The name ricotta actually signifies that it is in fact ”re-cooked” whey that is a bi-product of the first cheesemaking process in the early stages of creating pecorino. This ingredient is incredibly versatile with so many special Sicilian desserts like sfince or cassata featuring sweetened ricotta cream fillings, savory pasta dishes topped with fresh ricotta, there is the salted and aged ricotta salata, baked cinnamon ricotta cakes, or even this lesser-known slowly baked version “ricotta al forno.”
One of our favorite prepared foods to pick up in the market is “ricotta al forno.” This baked ricotta is slowly cooked in a low temperature oven for about an hour before being served on trays to the masses in the outdoor markets in Palermo. Every morning, trays are displayed in the Ballarò amongst piles of Sicilian cheeses like pecorino, ricotta salata, fresh containers of ricotta, provola, and caciocavallo.
There are several varieties of ricotta al forno depending on the toppings you add before cooking. There is a traditional version with only a drizzle of olive oil, others that are covered with Sicilian oregano, a typical Palermitan sfincione topping of tomato/breadcrumb/anchovies/onions, the fan-favorite: pistachio with orange marmellata, seasonal varieties like caramelized onions + artichokes or traditional with dry herbs and spices like rosemary, thyme, spicy red peperoncino, and black peppercorns. We like to serve ricotta al forno as an antipasto with crostini and a fresh drizzle of extra virgin olive oil or it can be used as a condiment inside of a sandwich. Here is a recipe to make ricotta al forno.

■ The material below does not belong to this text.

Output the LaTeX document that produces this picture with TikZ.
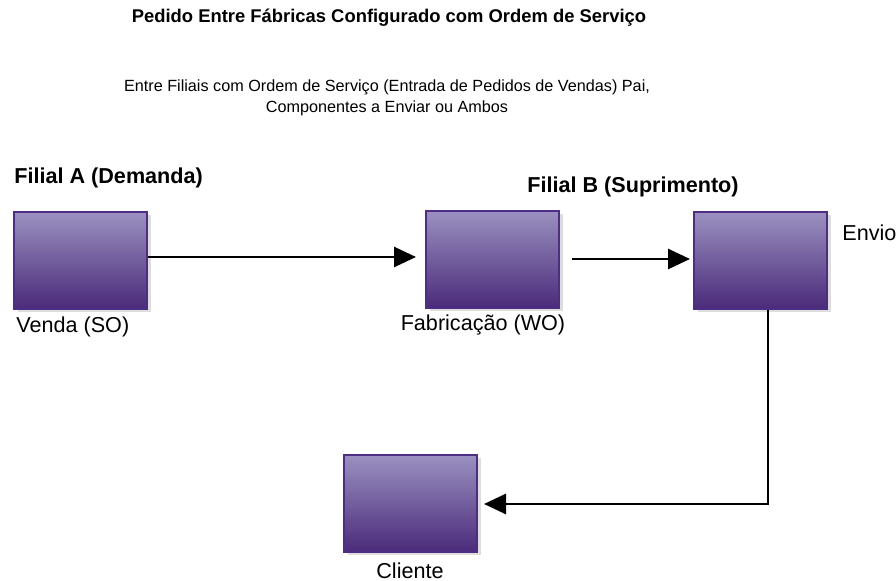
\documentclass[tikz,border=0pt]{standalone}
\usepackage{fontspec}
\setmainfont{Liberation Sans}
\usetikzlibrary{arrows.meta,shadows}
\definecolor{boxtop}{HTML}{9A90C0}
\definecolor{boxbottom}{HTML}{4A2A7A}
\definecolor{boxline}{HTML}{4E2E84}
\definecolor{boxshadow}{HTML}{DDDDDD}
\begin{document}
\begin{tikzpicture}[x=0.5pt,y=-0.5pt,
                        unit/.style={shape=rectangle,draw=boxline,line width=1pt,top color=boxtop,bottom color=boxbottom,minimum width=66.5pt,minimum height=48.5pt,inner sep=0pt,
                                     drop shadow={shadow xshift=2pt,shadow yshift=-1.5pt,fill=boxshadow,opacity=1}},
                        lbl/.style={font=\fontsize{10.8}{13}\selectfont,inner sep=0pt},
                        hdr/.style={font=\fontsize{10.8}{13}\selectfont\bfseries,inner sep=0pt},
                        flow/.style={-{Triangle[length=11pt,width=10pt]},line width=1.4pt}
                        ]
                        \useasboundingbox (0,0) rectangle (896,581);
                        %Titel
                        \node [hdr,font=\fontsize{9.2}{11}\selectfont\bfseries] (title) at (389,18) {Pedido Entre Fábricas Configurado com Ordem de Serviço};
                        \node [lbl,font=\fontsize{8.1}{10.5}\selectfont,align=center] (subtitle) at (387,98) {Entre Filiais com Ordem de Serviço (Entrada de Pedidos de Vendas) Pai,\\Componentes a Enviar ou Ambos};
                        %Filial A
                        \node [hdr,anchor=west] (filialA) at (14,178) {Filial A (Demanda)};
                        \node [unit] (venda) at (80,261) {};
                        \node [lbl,anchor=west] (vendaLbl) at (16,327) {Venda (SO)};
                        %Filial B
                        \node [hdr,anchor=west] (filialB) at (527,187) {Filial B (Suprimento)};
                        \node [unit] (fabric) at (492.5,260) {};
                        \node [lbl] (fabricLbl) at (483,325) {Fabricação (WO)};
                        \node [unit] (envio) at (760.5,261) {};
                        \node [lbl,anchor=west] (envioLbl) at (842,233) {Envio};
                        %Cliente
                        \node [unit] (cliente) at (410.5,504) {};
                        \node [lbl] (clienteLbl) at (410,571) {Cliente};
                        %Verbindungen
                        \draw [flow,shorten >=4.5pt] ([yshift=2pt]venda.east) -- ([yshift=1.5pt]fabric.west);
                        \draw [flow,shorten <=6pt,shorten >=1.5pt] ([yshift=0.5pt]fabric.east) -- ([yshift=1pt]envio.west);
                        \draw [flow,shorten >=3pt] ([xshift=3.75pt]envio.south) |- (cliente.east);
                \end{tikzpicture}
\end{document}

RECIPE: Ricotta al Forno (baked ricotta recipe)
fresh herbs (oregano, rosemary, or thyme)
pinch of sea salt
extra virgin olive oil
The plastic strainer that the ricotta comes in helps keep a nice basket shape and allows some of the liquid to run out through the small holes. Flip the fresh ricotta out of the plastic container and let it rest in a bowl for about an hour to air dry and release some additional liquid whey. In a small bowl, prep your toppings, add a pinch of sea salt, and set aside.
Line a baking sheet with parchment paper and place the ricotta in one piece onto the tray. Cover the ricotta with a small coating of extra virgin olive oil and then press in the herb topping along the top and sides. Bake at 180°C / 350°F for 1 hour. The ricotta will harden and become a bit more compact with a beautiful overall toasted brown color. Allow it to cool slightly before cutting into it.